Bi-Solitons on the Surface of a Deep Fluid: An Inverse Scattering Transform Perspective Based on Perturbation Theory.

We investigate theoretically and numerically the dynamics of long-living oscillating coherent structures-bi-solitons-in the exact and approximate models for waves on the free surface of deep water. We generate numerically the bi-solitons of the approximate Dyachenko-Zakharov equation and fully nonlinear equations propagating without significant loss of energy for hundreds of the structure oscillation periods, which is hundreds of thousands of characteristic periods of the surface waves. To elucidate the long-living bi-soliton complex nature we apply an analytical-numerical approach based on the perturbation theory and the inverse scattering transform (IST) for the one-dimensional focusing nonlinear Schrödinger equation model. We observe a periodic energy and momentum exchange between solitons and continuous spectrum radiation resulting in repetitive oscillations of the coherent structure.
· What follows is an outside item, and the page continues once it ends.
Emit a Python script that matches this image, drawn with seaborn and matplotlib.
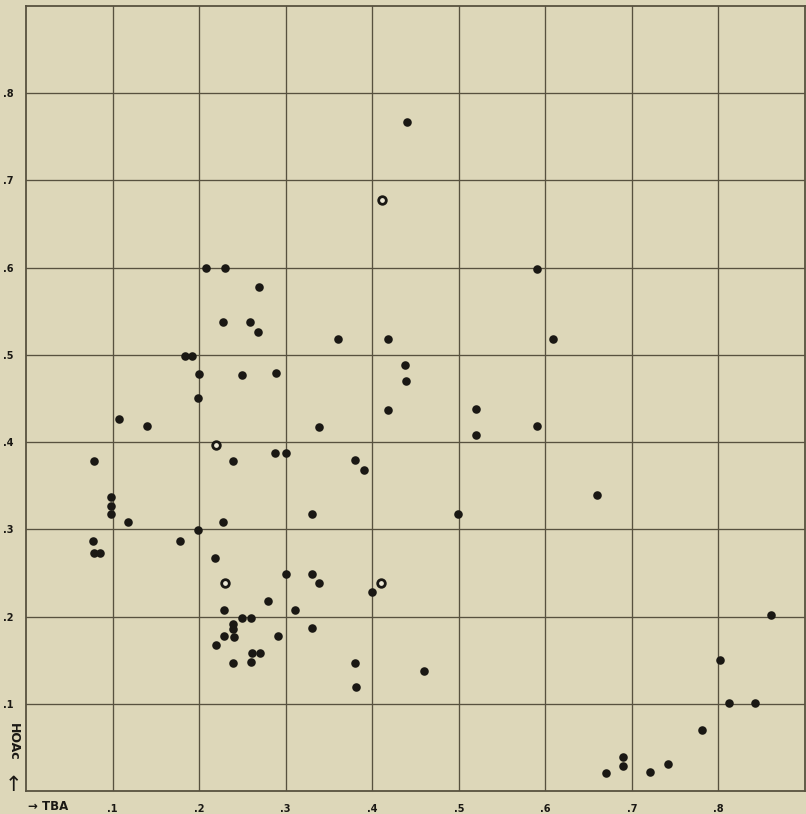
import numpy as np
import pandas as pd
import matplotlib
matplotlib.use("Agg")
import matplotlib.pyplot as plt
import seaborn as sns

# solid dots: TBA fraction (x) vs HOAc fraction (y)
tba = [0.208, 0.230, 0.269, 0.228, 0.259, 0.268, 0.184, 0.192, 0.200, 0.249,
       0.289, 0.199, 0.107, 0.140, 0.078, 0.239, 0.288, 0.300, 0.0985, 0.0985,
       0.0985, 0.118, 0.228, 0.199, 0.077, 0.178, 0.078, 0.086, 0.360, 0.418,
       0.438, 0.439, 0.418, 0.520, 0.520, 0.339, 0.380, 0.390, 0.330, 0.4996,
       0.218, 0.300, 0.330, 0.339, 0.3995, 0.280, 0.229, 0.311, 0.250, 0.2595,
       0.239, 0.239, 0.229, 0.2405, 0.291, 0.330, 0.219, 0.261, 0.2706, 0.239,
       0.2595, 0.380, 0.381, 0.4596, 0.812, 0.842, 0.781, 0.690, 0.690, 0.6705,
       0.721, 0.742, 0.861, 0.8014, 0.590, 0.609, 0.590, 0.660, 0.440]
hoac = [0.600, 0.600, 0.578, 0.5375, 0.538, 0.526, 0.499, 0.499, 0.478, 0.477,
        0.479, 0.450, 0.427, 0.419, 0.378, 0.378, 0.388, 0.388, 0.337, 0.327,
        0.318, 0.308, 0.308, 0.299, 0.287, 0.287, 0.273, 0.273, 0.518, 0.518,
        0.488, 0.470, 0.437, 0.438, 0.408, 0.417, 0.380, 0.368, 0.318, 0.318,
        0.267, 0.2485, 0.249, 0.238, 0.228, 0.218, 0.207, 0.207, 0.198, 0.198,
        0.1915, 0.186, 0.178, 0.177, 0.178, 0.187, 0.167, 0.158, 0.158, 0.147,
        0.148, 0.147, 0.119, 0.138, 0.101, 0.101, 0.0696, 0.0393, 0.029, 0.0203,
        0.0214, 0.0313, 0.2015, 0.150, 0.599, 0.518, 0.4186, 0.339, 0.767]

# ring-like dots (light centre)
tba_open = [0.219, 0.2298, 0.410, 0.411]
hoac_open = [0.397, 0.239, 0.239, 0.678]

x_ticks = [0.1, 0.2, 0.3, 0.4, 0.5, 0.6, 0.7, 0.8]
x_tick_labels = [".1", ".2", ".3", ".4", ".5", ".6", ".7", ".8"]
y_ticks = [0.1, 0.2, 0.3, 0.4, 0.5, 0.6, 0.7, 0.8]
y_tick_labels = [".1", ".2", ".3", ".4", ".5", ".6", ".7", ".8"]

paper = "#ddd7b9"
ink = "#1a1814"
line_col = "#57513f"

sns.set_style("white", {"axes.facecolor": paper, "figure.facecolor": paper})
plt.rcParams['font.family'] = ['DejaVu Sans']

df = pd.DataFrame({"TBA": tba, "HOAc": hoac})
df_open = pd.DataFrame({"TBA": tba_open, "HOAc": hoac_open})

fig = plt.figure(figsize=(8.06, 8.14), dpi=100)
ax = fig.add_axes([26 / 806, 23 / 814, 779 / 806, 785 / 814])

sns.scatterplot(data=df, x="TBA", y="HOAc", ax=ax, color=ink, s=38,
                linewidth=0, zorder=3)
sns.scatterplot(data=df_open, x="TBA", y="HOAc", ax=ax, color="#ece8d6",
                edgecolor=ink, linewidth=2.0, s=30, zorder=3)

ax.set_xlim(0, 0.9)
ax.set_ylim(0, 0.9)
ax.set_xticks(x_ticks)
ax.set_xticklabels(x_tick_labels, fontsize=7, fontweight='bold', color=ink)
ax.set_yticks(y_ticks)
ax.set_yticklabels(y_tick_labels, fontsize=7, fontweight='bold', color=ink)
ax.tick_params(axis='both', length=0)
ax.tick_params(axis='x', pad=9)
ax.tick_params(axis='y', pad=9)
ax.grid(True, color=line_col, linewidth=0.95, zorder=1)
ax.set_axisbelow(True)
for side in ax.spines.values():
    side.set_visible(True)
    side.set_color(line_col)
    side.set_linewidth(1.3)
ax.set_xlabel("")
ax.set_ylabel("")

fig.text(28 / 806, 1 - 807 / 814, "\u2192 TBA", fontsize=8.5, fontweight='bold',
         color=ink, ha='left', va='center')
fig.text(13 / 806, 1 - 742 / 814, "HOAc", fontsize=9, fontweight='bold',
         color=ink, rotation=-90, ha='center', va='center')
fig.text(13 / 806, 1 - 785 / 814, "\u2191", fontsize=15,
         color=ink, ha='center', va='center')

fig.savefig("out.png", dpi=100, facecolor=paper)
We find that soliton eigenvalues oscillate on stable trajectories experiencing a slight drift on a scale of hundreds of the structure oscillation periods so that the eigenvalue dynamics is in good agreement with predictions of the IST perturbation theory. Based on the obtained results, we conclude that the IST perturbation theory justifies the existence of the long-living bi-solitons on the surface of deep water that emerge as a result of a balance between their dominant solitonic part and a portion of continuous spectrum radiation.